--- MATERIAL PROVIDED ---

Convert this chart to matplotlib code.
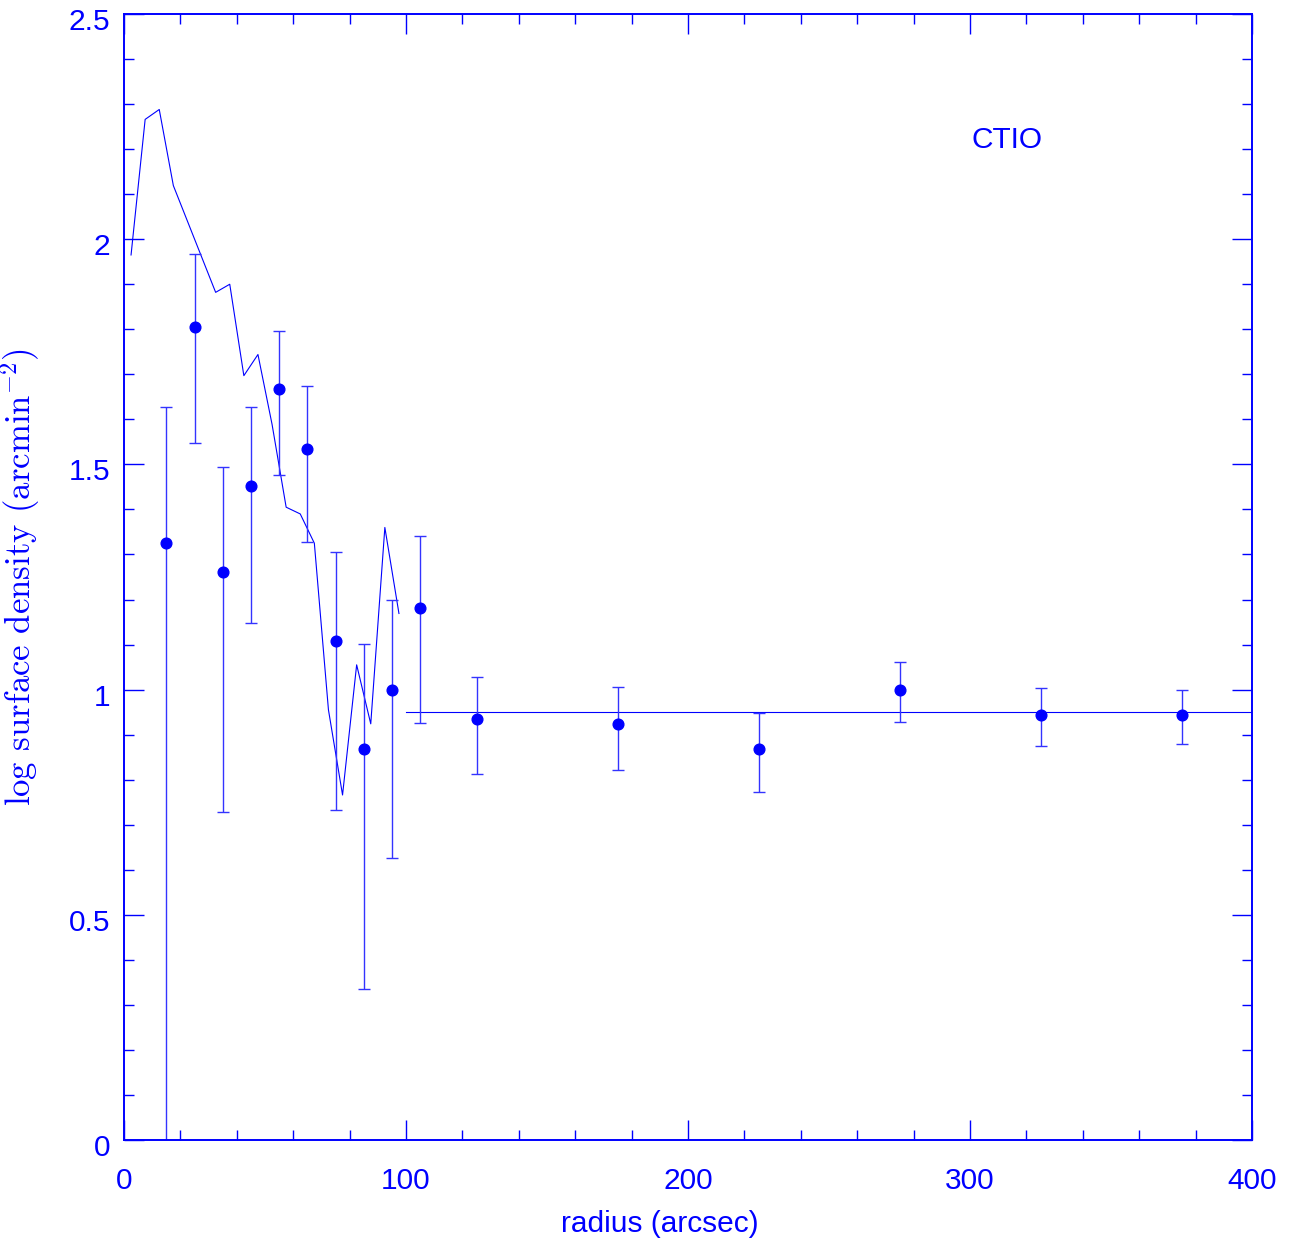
import matplotlib
matplotlib.use("Agg")
import matplotlib.pyplot as plt
import matplotlib.transforms as mtransforms
from matplotlib.ticker import MultipleLocator, FuncFormatter

# Model / profile line
line_r = [2.5, 7.5, 12.5, 17.5, 22.5, 27.5, 32.5, 37.5, 42.5, 47.5, 52.5, 57.5,
          62.5, 67.5, 72.5, 77.5, 82.5, 87.5, 92.5, 97.5]
line_logd = [1.965, 2.266, 2.288, 2.119, 2.040, 1.961, 1.882, 1.900, 1.697, 1.744,
             1.589, 1.405, 1.390, 1.325, 0.955, 0.766, 1.055, 0.924, 1.360, 1.169]

# Background level
bg_r = [100, 400]
bg_level = 0.951

# Data points with error bars
pts_r = [15, 25, 35, 45, 55, 65, 75, 85, 95, 105, 125, 175, 225, 275, 325, 375]
pts_logd = [1.325, 1.805, 1.261, 1.452, 1.667, 1.534, 1.108, 0.868, 0.999, 1.181,
            0.934, 0.924, 0.869, 1.000, 0.944, 0.944]
pts_upper = [1.627, 1.967, 1.494, 1.627, 1.796, 1.674, 1.305, 1.101, 1.199, 1.341,
             1.029, 1.006, 0.948, 1.061, 1.004, 1.000]
pts_lower = [-0.200, 1.548, 0.728, 1.148, 1.476, 1.328, 0.733, 0.335, 0.626, 0.926,
             0.813, 0.821, 0.773, 0.928, 0.874, 0.879]

blue = (0, 0, 1)
plt.rcParams['mathtext.fontset'] = 'cm'

fig = plt.figure(figsize=(12.97, 12.47), dpi=100)
ax = fig.add_axes([124 / 1297, 1 - 1140 / 1247, 1128 / 1297, 1126 / 1247])

ax.plot(line_r, line_logd, color=blue, lw=0.8)
ax.plot(bg_r, [bg_level, bg_level], color=blue, lw=0.8)

yerr = [[v - lo for v, lo in zip(pts_logd, pts_lower)],
        [hi - v for v, hi in zip(pts_logd, pts_upper)]]
ax.errorbar(pts_r, pts_logd, yerr=yerr, fmt='o', color=blue, ms=7.7,
            ecolor=(0.2, 0.2, 1.0), elinewidth=1.0, capsize=4, capthick=1.0)

ax.set_xlim(0, 400)
ax.set_ylim(0, 2.5)

ax.xaxis.set_major_locator(MultipleLocator(100))
ax.xaxis.set_minor_locator(MultipleLocator(20))
ax.yaxis.set_major_locator(MultipleLocator(0.5))
ax.yaxis.set_minor_locator(MultipleLocator(0.1))

def fmt(v, pos):
    return '%g' % round(v, 3)
ax.xaxis.set_major_formatter(FuncFormatter(fmt))
ax.yaxis.set_major_formatter(FuncFormatter(fmt))

for s in ax.spines.values():
    s.set_color(blue)
    s.set_linewidth(1.4)

ax.tick_params(which='both', direction='in', top=True, right=True, color=blue,
               labelcolor=blue, labelsize=21.5, width=1.0)
ax.tick_params(which='major', length=14.5)
ax.tick_params(which='minor', length=7.2)
ax.tick_params(axis='x', which='major', pad=14)
ax.tick_params(axis='y', which='major', pad=10)

dx_off = mtransforms.ScaledTranslation(0, -8 / 100, fig.dpi_scale_trans)
dy_off = mtransforms.ScaledTranslation(0, -5 / 100, fig.dpi_scale_trans)
for lab in ax.get_xticklabels():
    lab.set_fontfamily('Liberation Sans')
    lab.set_transform(lab.get_transform() + dx_off)
for lab in ax.get_yticklabels():
    lab.set_fontfamily('Liberation Sans')
    lab.set_transform(lab.get_transform() + dy_off)

ax.set_xlabel('radius (arcsec)', fontsize=21.5, color=blue,
              fontfamily='Liberation Sans')
ax.xaxis.set_label_coords((660 - 124) / 1128, -(1210 - 1140) / 1126)
ax.set_ylabel(r'log surface density (arcmin$^{-2}$)', fontsize=25, color=blue,
              fontfamily='cmr10')
ax.yaxis.set_label_coords((42 - 124) / 1128, (1140 - 577) / 1126)

ax.text(313, 2.22, 'CTIO', fontsize=21.5, color=blue, fontfamily='Liberation Sans',
        ha='center', va='center')

fig.savefig('out.png', dpi=100)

---

### EXERCISE
Every line of the material is to be quoted exactly, with no pictures carried over.

### ANSWER TO THE TASK
Convert this chart to matplotlib code.
import matplotlib
matplotlib.use("Agg")
import matplotlib.pyplot as plt
import matplotlib.transforms as mtransforms
from matplotlib.ticker import MultipleLocator, FuncFormatter

# Model / profile line
line_r = [2.5, 7.5, 12.5, 17.5, 22.5, 27.5, 32.5, 37.5, 42.5, 47.5, 52.5, 57.5,
          62.5, 67.5, 72.5, 77.5, 82.5, 87.5, 92.5, 97.5]
line_logd = [1.965, 2.266, 2.288, 2.119, 2.040, 1.961, 1.882, 1.900, 1.697, 1.744,
             1.589, 1.405, 1.390, 1.325, 0.955, 0.766, 1.055, 0.924, 1.360, 1.169]

# Background level
bg_r = [100, 400]
bg_level = 0.951

# Data points with error bars
pts_r = [15, 25, 35, 45, 55, 65, 75, 85, 95, 105, 125, 175, 225, 275, 325, 375]
pts_logd = [1.325, 1.805, 1.261, 1.452, 1.667, 1.534, 1.108, 0.868, 0.999, 1.181,
            0.934, 0.924, 0.869, 1.000, 0.944, 0.944]
pts_upper = [1.627, 1.967, 1.494, 1.627, 1.796, 1.674, 1.305, 1.101, 1.199, 1.341,
             1.029, 1.006, 0.948, 1.061, 1.004, 1.000]
pts_lower = [-0.200, 1.548, 0.728, 1.148, 1.476, 1.328, 0.733, 0.335, 0.626, 0.926,
             0.813, 0.821, 0.773, 0.928, 0.874, 0.879]

blue = (0, 0, 1)
plt.rcParams['mathtext.fontset'] = 'cm'

fig = plt.figure(figsize=(12.97, 12.47), dpi=100)
ax = fig.add_axes([124 / 1297, 1 - 1140 / 1247, 1128 / 1297, 1126 / 1247])

ax.plot(line_r, line_logd, color=blue, lw=0.8)
ax.plot(bg_r, [bg_level, bg_level], color=blue, lw=0.8)

yerr = [[v - lo for v, lo in zip(pts_logd, pts_lower)],
        [hi - v for v, hi in zip(pts_logd, pts_upper)]]
ax.errorbar(pts_r, pts_logd, yerr=yerr, fmt='o', color=blue, ms=7.7,
            ecolor=(0.2, 0.2, 1.0), elinewidth=1.0, capsize=4, capthick=1.0)

ax.set_xlim(0, 400)
ax.set_ylim(0, 2.5)

ax.xaxis.set_major_locator(MultipleLocator(100))
ax.xaxis.set_minor_locator(MultipleLocator(20))
ax.yaxis.set_major_locator(MultipleLocator(0.5))
ax.yaxis.set_minor_locator(MultipleLocator(0.1))

def fmt(v, pos):
    return '%g' % round(v, 3)
ax.xaxis.set_major_formatter(FuncFormatter(fmt))
ax.yaxis.set_major_formatter(FuncFormatter(fmt))

for s in ax.spines.values():
    s.set_color(blue)
    s.set_linewidth(1.4)

ax.tick_params(which='both', direction='in', top=True, right=True, color=blue,
               labelcolor=blue, labelsize=21.5, width=1.0)
ax.tick_params(which='major', length=14.5)
ax.tick_params(which='minor', length=7.2)
ax.tick_params(axis='x', which='major', pad=14)
ax.tick_params(axis='y', which='major', pad=10)

dx_off = mtransforms.ScaledTranslation(0, -8 / 100, fig.dpi_scale_trans)
dy_off = mtransforms.ScaledTranslation(0, -5 / 100, fig.dpi_scale_trans)
for lab in ax.get_xticklabels():
    lab.set_fontfamily('Liberation Sans')
    lab.set_transform(lab.get_transform() + dx_off)
for lab in ax.get_yticklabels():
    lab.set_fontfamily('Liberation Sans')
    lab.set_transform(lab.get_transform() + dy_off)

ax.set_xlabel('radius (arcsec)', fontsize=21.5, color=blue,
              fontfamily='Liberation Sans')
ax.xaxis.set_label_coords((660 - 124) / 1128, -(1210 - 1140) / 1126)
ax.set_ylabel(r'log surface density (arcmin$^{-2}$)', fontsize=25, color=blue,
              fontfamily='cmr10')
ax.yaxis.set_label_coords((42 - 124) / 1128, (1140 - 577) / 1126)

ax.text(313, 2.22, 'CTIO', fontsize=21.5, color=blue, fontfamily='Liberation Sans',
        ha='center', va='center')

fig.savefig('out.png', dpi=100)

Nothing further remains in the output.